Here's why a handshake shouldn't seal the deal between landlords and tenants

From the Nolo.com Landlord and Tenant Center

Not many years ago, small landlords frequently rented their properties on the basis of a handshake -- reaching oral agreement with their tenants on key terms such as the amount of rent and when it was due. Landlords who did provide a written rental agreement or lease often used a jargon-laden form bought at a local office supply store. It might as well have been written in Sanskrit for all the practical guidance it provided to tenants.

This casual approach frequently led to problems, and it is even less likely to work now. The landlord-tenant relationship has grown more complicated, for several reasons: Today, laws and regulations govern all aspects of renting residential property. There is greater turnover in tenants. Landlords have more responsibilities, tenants have more rights, and small claims court makes it easy to take disputes to a judge.

Heading Off Trouble
A landlord who provides no written lease -- or one full of legal gobbledygook -- often finds that the result is chaos. What happens if the fine print in the lease (which neither the landlord nor the tenant actually reads) says no pets, but the landlord turned a blind eye to the cat when the tenant moved in? With no clear agreement written down, every small disagreement -- whether it's over repairs, the fee for a late rent check or deductions made from a departing tenant's security deposit -- has the potential to escalate into a nasty legal battle.

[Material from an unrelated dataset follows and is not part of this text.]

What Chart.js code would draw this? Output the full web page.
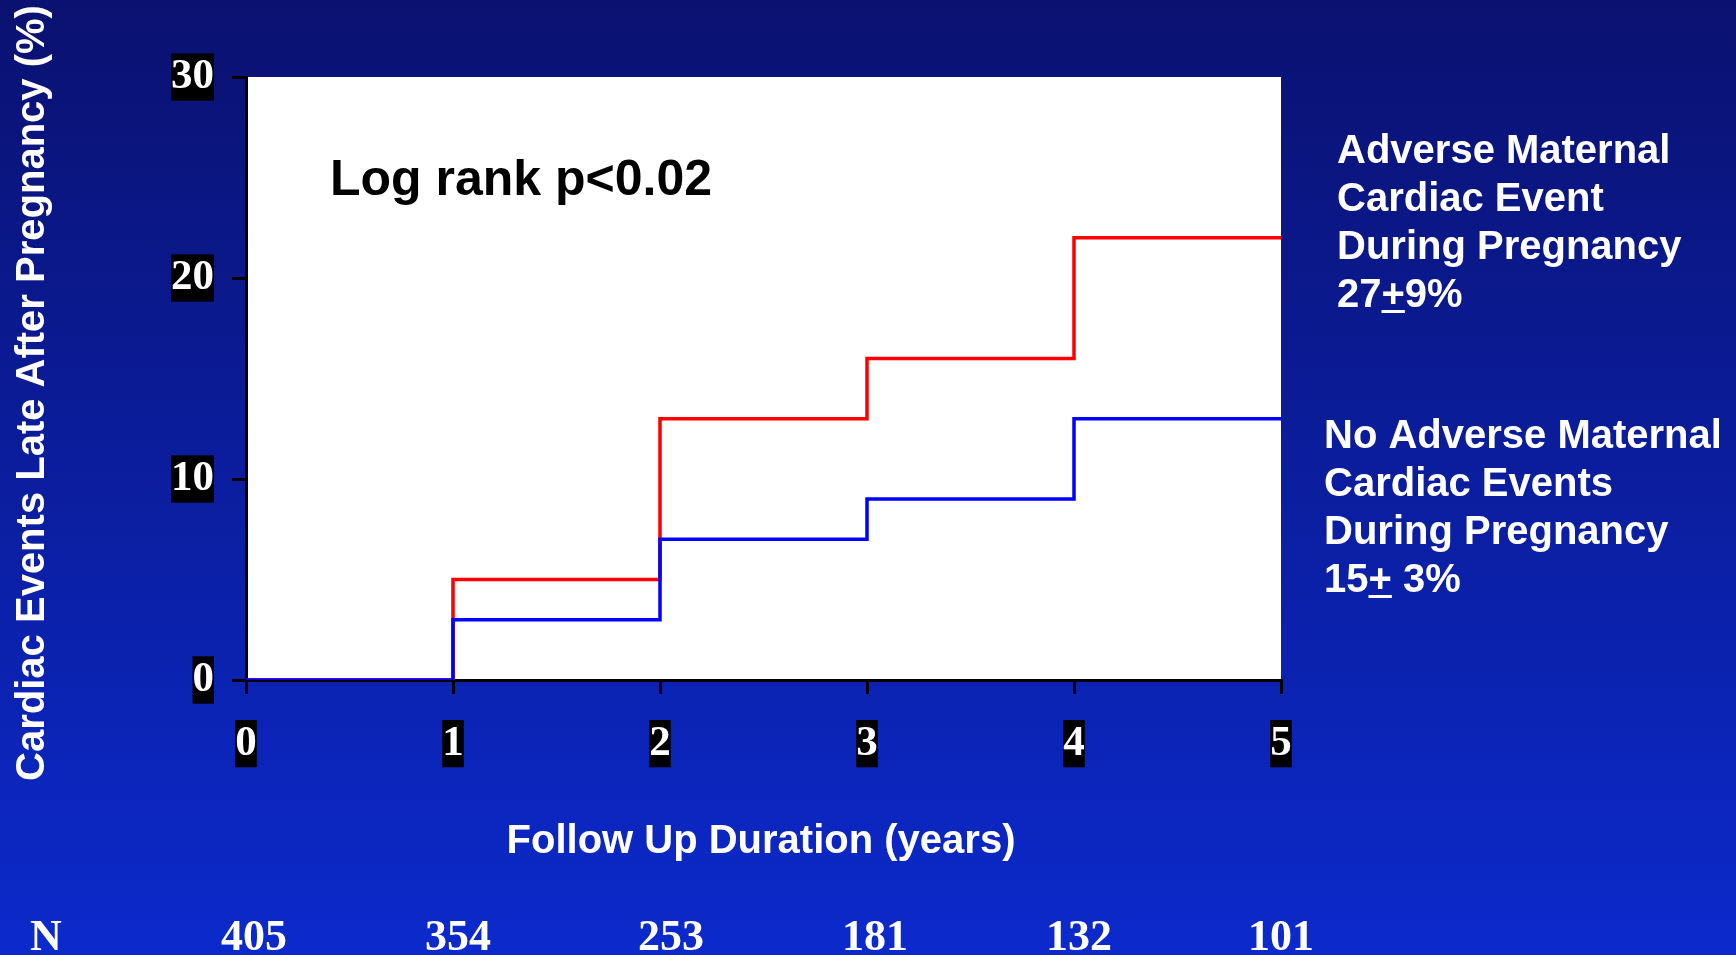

There's really no excuse for not putting a clear agreement in plain English. In addition to heading off disputes, a good lease nudges the landlord to deal with key issues that might otherwise be overlooked. The result? Happier tenants and happier landlords.

Solving Disputes
A solid, complete paper trail is invaluable if disputes do develop -- for example, regarding the landlord's right to enter a tenant's unit to make repairs, or the time it took for the landlord to fix a problem. Landlords can even run into trouble with someone they didn't choose as a tenant.

For example, suppose Betty talks to six tenant applicants before renting one of her units. Betty picks Applicant #3 because she feels he is most likely to reliably pay the rent. Two weeks later, Betty gets a call from a lawyer representing Applicant #5, who claims she was discriminated against because she is African-American and a single mother. If Betty isn't willing to pay $10,000 to settle the matter, she'll promptly be sued in federal court for $50,000.

Because Betty has no written documentation explaining how she picked Applicant #3, her insurance carrier proposes to pay the $10,000. After all, they point out, the fact that Betty picked a white male with no children looks bad, especially since it turns out that the African-American single mother has a higher-paying job.

Had Betty been able to produce all the candidates' comprehensive written applications, their credit reports and references from previous landlords, the result would likely have been different. Betty would have had good written documentation supporting why Applicant #3 was picked -- his credit history and job stability were far better than that of Applicant #5, who had recently declared bankruptcy and had poor references from previous landlords.